Snowflakes

4
Reviewer's Rating

‘Snowflakes’ is a discomfiting but important new play that first ran at the Old Red Lion a couple of years ago and now comes for a stint to Park90 with two of the three cast members reprising their roles. Robert Boulton is the author and also takes one of the leads. We find ourselves in a London hotel room full of angles and sleek surfaces, a chilly atmosphere in which Tony (Henry Davis) is groggily waking up after a rough night, and one that clearly at one stage had included company. Room Service arrives, but this is complimentary in the most negative ways imaginable. Marcus (played by Boulton) and Sarah (Louise Hoare) are part of a start-up video revenge team who take people prisoner who have been accused of crimes online and then force them on camera to defend themselves with an online audience determining in a final vote how extensively they will be punished and tortured or even killed.

Tony is duly overpowered, and the rest of the first half is given over to an detailed set up of equipment, much of it potentially gruesome, and the elaboration of the back stories of the three characters. Marcus is a veteran in this apparently profitable business, claiming justification from his previous witnessing of a case of sexual abuse, whereas it is Sarah’s first job out of the office and she appears to have many doubts and hesitations. Some of this exposition, particularly around gender and sexism, is a tad clunky and overlong; but the act ends strongly as Tony revives and begins to push back on his captors, exploiting their differences and arguing for his innocence and right to be heard. It is a major strength of the writing that the interplay of power in these three-way exchanges is fluid and shifting.

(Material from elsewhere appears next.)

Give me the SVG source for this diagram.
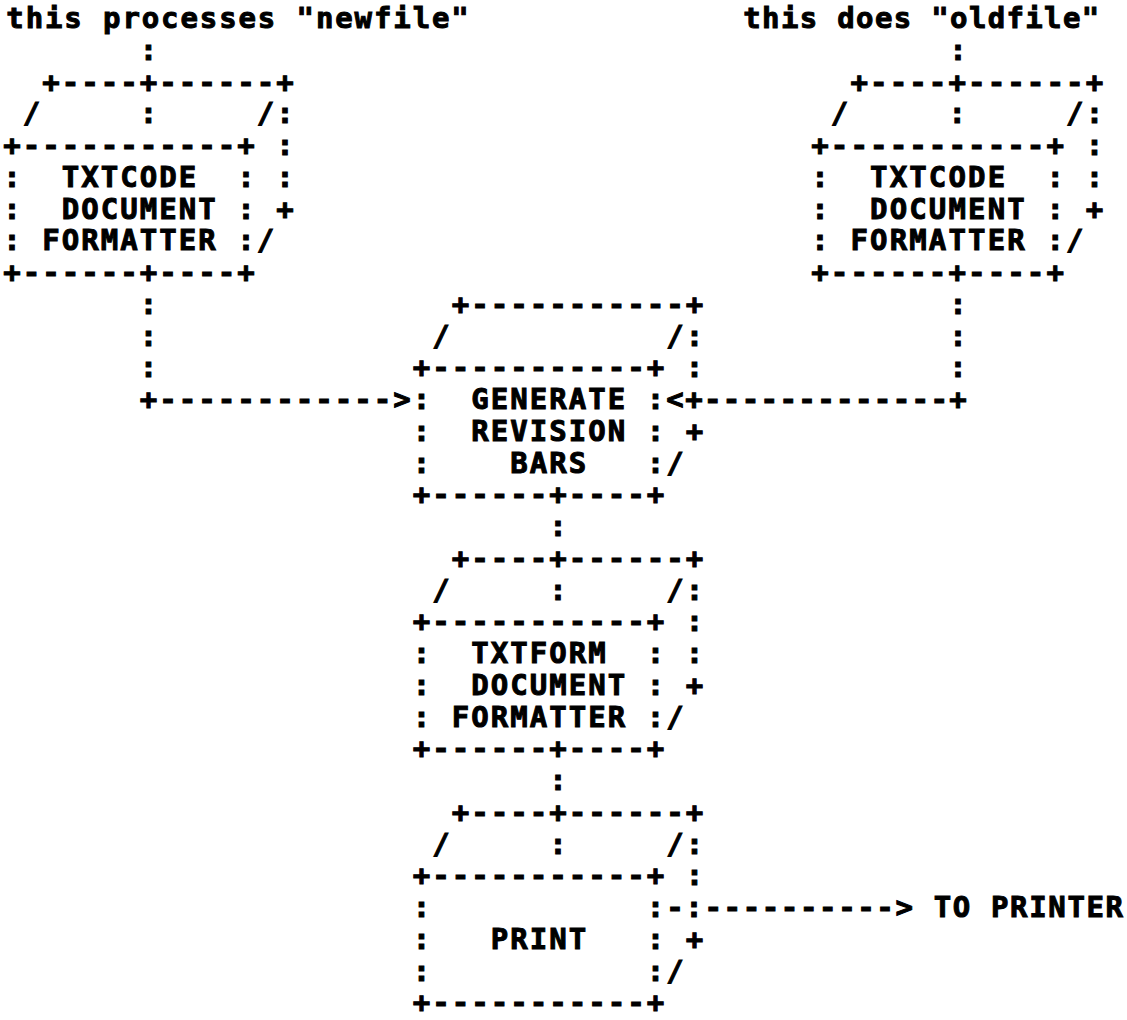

The second half is pacier, with several unexpected but satisfying plot twists, which it would not be right to reveal especially in a dark thriller such as this. The violence is handled very realistically – deliberately awkward and clumsy and therefore all the more upsetting; and the use of video camera projection on the curtained window of the room is a simple and very effective device that sharpens the tension. All three actors are faced with considerable challenges, technical and emotional, which they dispatch with skill. There are times where there could be more variation in tone and pace – full-on agression can be tedious as well as unpleasant to watch if sustained too long. But there are plenty of comic moments along the way too, and a particularly fine out-of-body monologue by Davis which eloquently sums up not just the pointless cycle of rhythms of his own life but the ennui of sophisticted urban existence more broadly.

In the course of the evening the action poses many questions that we all need to think about – how far should ‘cancellation’ of unpopular people go? Is online judgement now in danger of superseding the legal process to create a new kind of vigilante justice? Is redemption possible, or are some offences so heinous that the perpetrator must always remain beyond the pale. Perhaps most tellingly, because it connects with so many other contemporary issues, has technology now escaped the boundaries of our own moral capacity to control it and its application to ourselves? These questions are all the more troubling because the play is set not in the present, nor in a distant future, but in a near future that it is all too easy to imagine becoming a reality soon.

Many of the tropes this play exploits will be familiar to devotees of ‘Black Mirror’ and similar series, but they are assembled here in different ways and approached from fresh angles and perspectives. This is not a comfortable, fun night out; but it is undoubtedly an important and thought-provoking one.